Several Republican members attempted to restrict Mr. Smith from discussing the classified-documents case involving Mr. Trump’s retention of sensitive materials at his Mar-a-Lago residence, citing ongoing litigation and judicial restrictions. Mr. Smith nevertheless summarized the allegations in broad terms, noting that highly sensitive national security documents had been stored “in a ballroom and a bathroom” and that investigators had uncovered repeated efforts to obstruct their recovery.
“Rather than accept his defeat in the 2020 election,” Mr. Smith said, “President Trump engaged in a criminal scheme to overturn the results and prevent the lawful transfer of power.”
Threats, Intimidation, and the Cost of Prosecution

One of the most striking moments came when Democratic lawmakers questioned Mr. Smith about repeated attacks leveled against him by Mr. Trump, who has called the prosecutor a “deranged Marxist” and suggested he should be imprisoned.
Mr. Smith did not minimize the danger.
“These statements are meant to intimidate me,” he said. “They are also made as a warning to others — what will happen if they stand up.”
Nevertheless, he insisted, the threats had not altered the course of the investigation. “I will not be intimidated,” he said. “We followed the facts and we followed the law.”
Democratic lawmakers argued that the pattern mirrored Mr. Trump’s conduct before January 6, when inflammatory rhetoric, they said, created an atmosphere in which violence became foreseeable. Representative Jamie Raskin of Maryland, the committee’s ranking Democrat, rejected claims that Mr. Trump’s speech was protected by the First Amendment.
“The First Amendment does not protect speech used to facilitate a crime,” Mr. Raskin said. “All frauds are perpetrated by speech. All conspiracies are perpetrated by speech.”
Mr. Smith concurred, citing settled Supreme Court precedent.
Pardons, Policing, and Accountability
Another flashpoint involved Mr. Trump’s past pardons and promises of clemency for individuals convicted in connection with January 6. Mr. Smith described those convicted of assaulting police officers as “dangers to their communities,” noting that some had already reoffended.

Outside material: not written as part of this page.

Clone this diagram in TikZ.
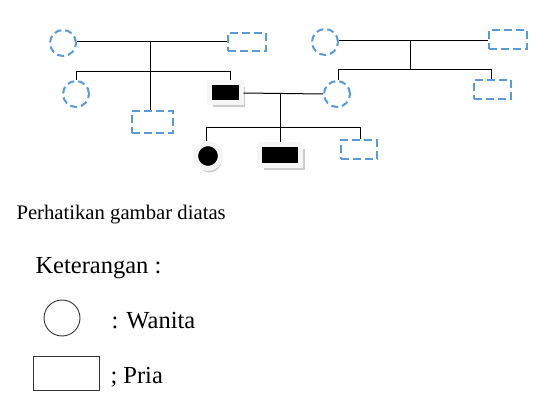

“I do not understand why you would mass pardon people who assaulted police officers,” he said. “I never will.”
The exchange took a sharp turn when Representative Troy Nehls, Republican of Texas, suggested that responsibility for the violence lay with Capitol Police leadership rather than the rioters themselves. His remarks drew visible reactions from former officers injured during the attack, including Officer Michael Fanone, who was present in the hearing room.
Democrats accused Republicans of rewriting history. Representative Jared Moskowitz of Florida read into the record a series of statements made by Republican leaders in the days after January 6 — statements that condemned the violence and held Mr. Trump responsible.
“Those who were responsible should be brought to justice,” Mr. Moskowitz quoted former Speaker Kevin McCarthy as saying at the time.
Claims of “Spying” and Prosecutorial Practice
Republican lawmakers also accused Mr. Smith of improperly surveilling members of Congress by subpoenaing phone records. Mr. Smith flatly denied the charge, explaining that investigators had obtained toll records — logs showing call times and numbers, not content — covering a narrow window surrounding January 6.
Former federal prosecutor Representative Dan Goldman, Democrat of New York, underscored that such subpoenas are routine in conspiracy investigations.
“This was not spying,” Mr. Goldman said. “This was basic investigative work.”
A Broader Institutional Clash
As the hearing stretched on, its underlying purpose appeared increasingly clear: not to extract new facts, but to stage a political confrontation over the legitimacy of the justice system itself.

Representative Eric Swalwell of California accused Republican lawmakers of privately acknowledging Mr. Trump’s misconduct while publicly defending him. “When the cameras are on,” he said, “you shrink.”
Republicans countered that the prosecution of Mr. Trump has eroded public trust and deepened partisan divisions — a claim Democrats dismissed as an attempt to shield a former president from accountability.
In closing moments, Mr. Smith reiterated his core message: the law, not politics, guided his actions.
“To have done otherwise,” he said, “would have been to shirk my duties as a prosecutor and as a public servant.”
Whether the hearing altered public opinion is uncertain. But it made one reality unmistakable: nearly four years after January 6, the struggle over its meaning — and over whether powerful figures can be held to account — remains at the center of American political life.